===== PROVIDED MATERIAL

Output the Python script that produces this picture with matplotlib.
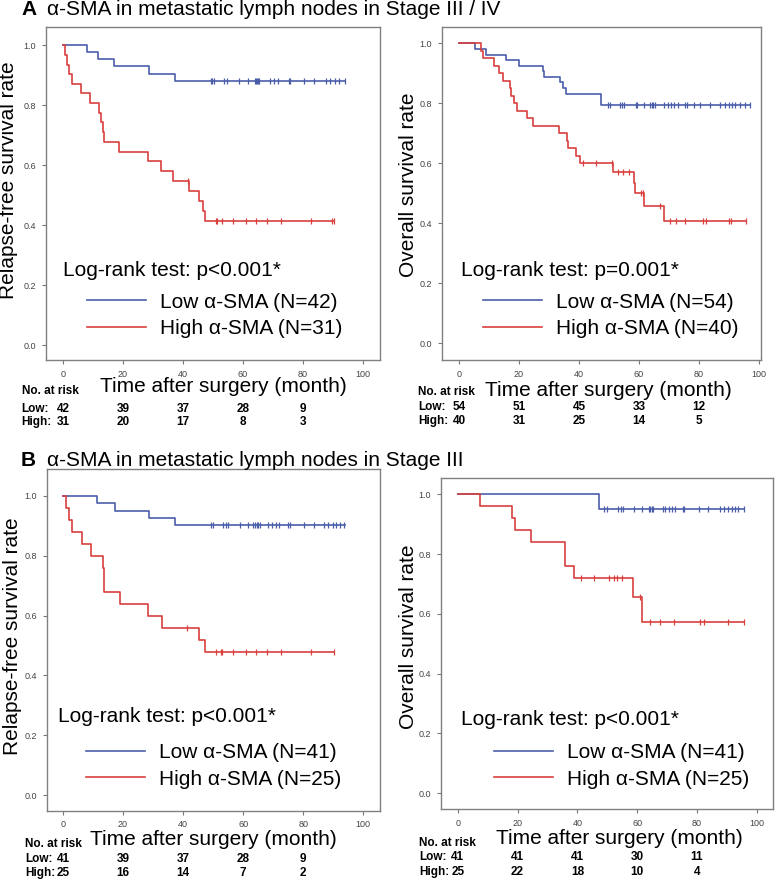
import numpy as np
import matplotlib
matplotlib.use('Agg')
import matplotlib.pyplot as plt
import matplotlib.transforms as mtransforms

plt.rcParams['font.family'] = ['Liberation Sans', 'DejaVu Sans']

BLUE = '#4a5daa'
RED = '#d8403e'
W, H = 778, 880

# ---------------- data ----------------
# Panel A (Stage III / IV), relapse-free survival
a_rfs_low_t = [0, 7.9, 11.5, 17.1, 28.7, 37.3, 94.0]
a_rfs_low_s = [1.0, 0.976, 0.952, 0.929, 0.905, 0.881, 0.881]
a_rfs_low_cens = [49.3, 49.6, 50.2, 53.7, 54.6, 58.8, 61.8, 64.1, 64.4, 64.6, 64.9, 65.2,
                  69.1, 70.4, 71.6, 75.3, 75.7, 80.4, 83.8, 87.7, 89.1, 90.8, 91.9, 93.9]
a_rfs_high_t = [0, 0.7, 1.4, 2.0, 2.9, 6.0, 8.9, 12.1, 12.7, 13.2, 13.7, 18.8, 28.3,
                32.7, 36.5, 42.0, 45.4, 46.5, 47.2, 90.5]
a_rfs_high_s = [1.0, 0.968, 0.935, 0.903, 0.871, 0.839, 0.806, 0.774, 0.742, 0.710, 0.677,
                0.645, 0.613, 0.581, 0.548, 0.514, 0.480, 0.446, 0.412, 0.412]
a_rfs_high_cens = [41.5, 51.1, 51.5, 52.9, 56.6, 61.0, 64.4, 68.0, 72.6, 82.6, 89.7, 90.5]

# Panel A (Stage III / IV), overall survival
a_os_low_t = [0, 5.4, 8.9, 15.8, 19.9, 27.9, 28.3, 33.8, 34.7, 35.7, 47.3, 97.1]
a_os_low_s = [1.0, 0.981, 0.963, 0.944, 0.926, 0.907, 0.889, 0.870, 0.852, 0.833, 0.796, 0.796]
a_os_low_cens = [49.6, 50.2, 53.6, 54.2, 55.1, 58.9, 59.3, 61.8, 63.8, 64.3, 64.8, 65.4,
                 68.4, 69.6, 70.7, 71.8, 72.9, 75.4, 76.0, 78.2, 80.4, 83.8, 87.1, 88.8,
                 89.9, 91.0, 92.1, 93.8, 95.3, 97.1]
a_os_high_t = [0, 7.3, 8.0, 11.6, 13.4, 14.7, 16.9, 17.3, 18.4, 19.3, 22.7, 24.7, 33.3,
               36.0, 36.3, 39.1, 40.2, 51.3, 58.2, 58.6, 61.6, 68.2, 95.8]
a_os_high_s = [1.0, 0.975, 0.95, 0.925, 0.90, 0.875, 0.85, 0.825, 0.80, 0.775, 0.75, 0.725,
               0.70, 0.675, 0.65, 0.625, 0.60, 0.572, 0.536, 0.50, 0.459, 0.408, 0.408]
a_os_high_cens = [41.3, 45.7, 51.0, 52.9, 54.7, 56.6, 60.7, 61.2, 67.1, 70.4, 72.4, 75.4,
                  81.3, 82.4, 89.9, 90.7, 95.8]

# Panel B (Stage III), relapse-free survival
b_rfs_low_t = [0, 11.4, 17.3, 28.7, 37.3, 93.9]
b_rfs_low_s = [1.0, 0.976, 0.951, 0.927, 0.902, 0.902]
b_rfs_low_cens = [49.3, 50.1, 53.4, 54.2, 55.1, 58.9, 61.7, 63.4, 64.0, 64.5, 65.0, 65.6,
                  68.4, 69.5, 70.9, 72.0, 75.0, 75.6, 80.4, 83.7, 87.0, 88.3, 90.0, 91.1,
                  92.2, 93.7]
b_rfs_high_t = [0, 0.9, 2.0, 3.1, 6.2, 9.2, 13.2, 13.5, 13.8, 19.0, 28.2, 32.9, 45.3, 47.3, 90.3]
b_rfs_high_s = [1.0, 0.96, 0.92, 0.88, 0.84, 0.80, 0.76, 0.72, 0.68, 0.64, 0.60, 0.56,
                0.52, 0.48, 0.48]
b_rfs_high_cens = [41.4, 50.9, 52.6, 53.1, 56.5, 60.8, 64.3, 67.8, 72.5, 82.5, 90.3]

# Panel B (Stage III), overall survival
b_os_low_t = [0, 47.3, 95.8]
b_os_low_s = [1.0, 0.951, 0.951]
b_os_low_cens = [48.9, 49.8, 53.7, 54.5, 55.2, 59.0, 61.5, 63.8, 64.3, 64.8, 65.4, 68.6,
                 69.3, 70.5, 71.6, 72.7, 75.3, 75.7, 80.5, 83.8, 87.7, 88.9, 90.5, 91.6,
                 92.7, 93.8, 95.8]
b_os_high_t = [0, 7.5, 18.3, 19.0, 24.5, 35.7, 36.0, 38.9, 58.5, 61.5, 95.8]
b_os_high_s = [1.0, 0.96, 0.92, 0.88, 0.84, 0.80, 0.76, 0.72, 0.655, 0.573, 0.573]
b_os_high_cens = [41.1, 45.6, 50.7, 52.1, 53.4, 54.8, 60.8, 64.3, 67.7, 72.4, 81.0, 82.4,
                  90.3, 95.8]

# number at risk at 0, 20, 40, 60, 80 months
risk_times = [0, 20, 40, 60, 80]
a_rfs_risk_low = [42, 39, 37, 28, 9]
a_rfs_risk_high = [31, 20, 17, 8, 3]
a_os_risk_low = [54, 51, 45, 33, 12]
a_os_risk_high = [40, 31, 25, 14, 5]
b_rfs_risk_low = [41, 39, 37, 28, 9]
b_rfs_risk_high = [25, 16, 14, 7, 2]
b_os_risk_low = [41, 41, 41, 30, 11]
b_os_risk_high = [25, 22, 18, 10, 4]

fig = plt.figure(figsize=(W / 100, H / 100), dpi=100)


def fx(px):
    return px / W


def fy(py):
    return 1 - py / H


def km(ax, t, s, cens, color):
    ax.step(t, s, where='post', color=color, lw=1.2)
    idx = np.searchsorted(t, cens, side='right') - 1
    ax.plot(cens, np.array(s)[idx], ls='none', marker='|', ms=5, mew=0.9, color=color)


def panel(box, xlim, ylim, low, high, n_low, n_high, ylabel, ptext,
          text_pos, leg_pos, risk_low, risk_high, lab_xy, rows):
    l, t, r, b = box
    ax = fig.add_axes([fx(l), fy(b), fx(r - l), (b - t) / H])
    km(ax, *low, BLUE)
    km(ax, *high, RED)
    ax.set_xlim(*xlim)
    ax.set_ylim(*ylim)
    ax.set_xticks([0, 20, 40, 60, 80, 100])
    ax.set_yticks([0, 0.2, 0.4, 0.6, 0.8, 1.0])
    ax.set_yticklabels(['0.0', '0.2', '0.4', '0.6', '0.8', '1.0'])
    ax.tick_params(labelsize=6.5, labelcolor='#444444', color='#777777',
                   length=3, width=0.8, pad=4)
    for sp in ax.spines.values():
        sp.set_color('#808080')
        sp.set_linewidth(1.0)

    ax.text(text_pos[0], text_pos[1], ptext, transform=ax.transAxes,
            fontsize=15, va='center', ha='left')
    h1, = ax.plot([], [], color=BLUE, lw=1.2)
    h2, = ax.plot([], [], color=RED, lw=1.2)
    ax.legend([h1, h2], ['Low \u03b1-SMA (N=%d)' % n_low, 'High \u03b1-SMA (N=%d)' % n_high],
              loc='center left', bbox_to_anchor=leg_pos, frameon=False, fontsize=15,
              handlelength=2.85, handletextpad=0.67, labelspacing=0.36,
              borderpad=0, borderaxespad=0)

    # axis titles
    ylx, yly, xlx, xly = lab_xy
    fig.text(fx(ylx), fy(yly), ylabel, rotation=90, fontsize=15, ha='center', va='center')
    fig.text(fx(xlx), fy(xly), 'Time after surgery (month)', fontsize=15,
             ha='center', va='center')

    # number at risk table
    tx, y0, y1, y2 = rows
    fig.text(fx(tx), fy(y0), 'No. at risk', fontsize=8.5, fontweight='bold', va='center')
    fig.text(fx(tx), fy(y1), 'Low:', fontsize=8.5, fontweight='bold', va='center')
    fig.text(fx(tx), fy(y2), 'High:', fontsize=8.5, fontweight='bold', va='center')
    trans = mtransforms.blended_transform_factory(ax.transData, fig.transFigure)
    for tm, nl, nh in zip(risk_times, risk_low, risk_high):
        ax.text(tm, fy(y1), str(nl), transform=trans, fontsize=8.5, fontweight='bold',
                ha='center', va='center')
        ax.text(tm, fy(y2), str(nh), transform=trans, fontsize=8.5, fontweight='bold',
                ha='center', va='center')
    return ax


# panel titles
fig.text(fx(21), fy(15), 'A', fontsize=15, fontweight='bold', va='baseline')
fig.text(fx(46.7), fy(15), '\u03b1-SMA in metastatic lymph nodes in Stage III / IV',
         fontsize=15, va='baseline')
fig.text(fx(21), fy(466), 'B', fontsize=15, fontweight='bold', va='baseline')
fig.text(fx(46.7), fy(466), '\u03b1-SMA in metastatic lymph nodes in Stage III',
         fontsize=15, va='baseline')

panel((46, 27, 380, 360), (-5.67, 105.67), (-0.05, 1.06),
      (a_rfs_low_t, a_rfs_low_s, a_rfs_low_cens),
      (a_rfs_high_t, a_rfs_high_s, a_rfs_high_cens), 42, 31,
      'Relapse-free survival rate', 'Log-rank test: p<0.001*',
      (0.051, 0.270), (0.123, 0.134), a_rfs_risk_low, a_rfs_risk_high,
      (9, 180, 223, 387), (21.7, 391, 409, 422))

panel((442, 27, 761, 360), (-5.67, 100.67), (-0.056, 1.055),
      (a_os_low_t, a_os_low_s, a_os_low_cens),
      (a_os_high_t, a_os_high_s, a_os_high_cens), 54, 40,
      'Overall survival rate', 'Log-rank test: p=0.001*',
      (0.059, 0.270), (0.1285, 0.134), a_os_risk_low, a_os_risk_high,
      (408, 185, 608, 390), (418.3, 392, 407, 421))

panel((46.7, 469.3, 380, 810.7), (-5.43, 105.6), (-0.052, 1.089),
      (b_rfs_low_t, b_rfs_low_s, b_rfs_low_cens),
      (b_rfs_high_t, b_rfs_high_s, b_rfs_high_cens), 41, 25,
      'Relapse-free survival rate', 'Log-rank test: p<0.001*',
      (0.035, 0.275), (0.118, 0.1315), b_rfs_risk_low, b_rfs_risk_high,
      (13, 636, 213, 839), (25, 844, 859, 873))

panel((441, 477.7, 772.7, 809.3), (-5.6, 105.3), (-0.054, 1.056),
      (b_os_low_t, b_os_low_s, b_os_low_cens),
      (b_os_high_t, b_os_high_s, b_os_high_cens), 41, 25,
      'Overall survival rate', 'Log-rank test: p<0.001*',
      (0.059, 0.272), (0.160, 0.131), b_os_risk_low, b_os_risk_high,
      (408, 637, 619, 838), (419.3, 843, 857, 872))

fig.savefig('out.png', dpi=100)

==========

**PROBLEM STATEMENT**:
Pictures excluded, repeat exactly the lines from the top of the material through the line with "W, H = 778, 880", including both of those lines.

**ANSWER TO THIS PROBLEM**:
Output the Python script that produces this picture with matplotlib.
import numpy as np
import matplotlib
matplotlib.use('Agg')
import matplotlib.pyplot as plt
import matplotlib.transforms as mtransforms

plt.rcParams['font.family'] = ['Liberation Sans', 'DejaVu Sans']

BLUE = '#4a5daa'
RED = '#d8403e'
W, H = 778, 880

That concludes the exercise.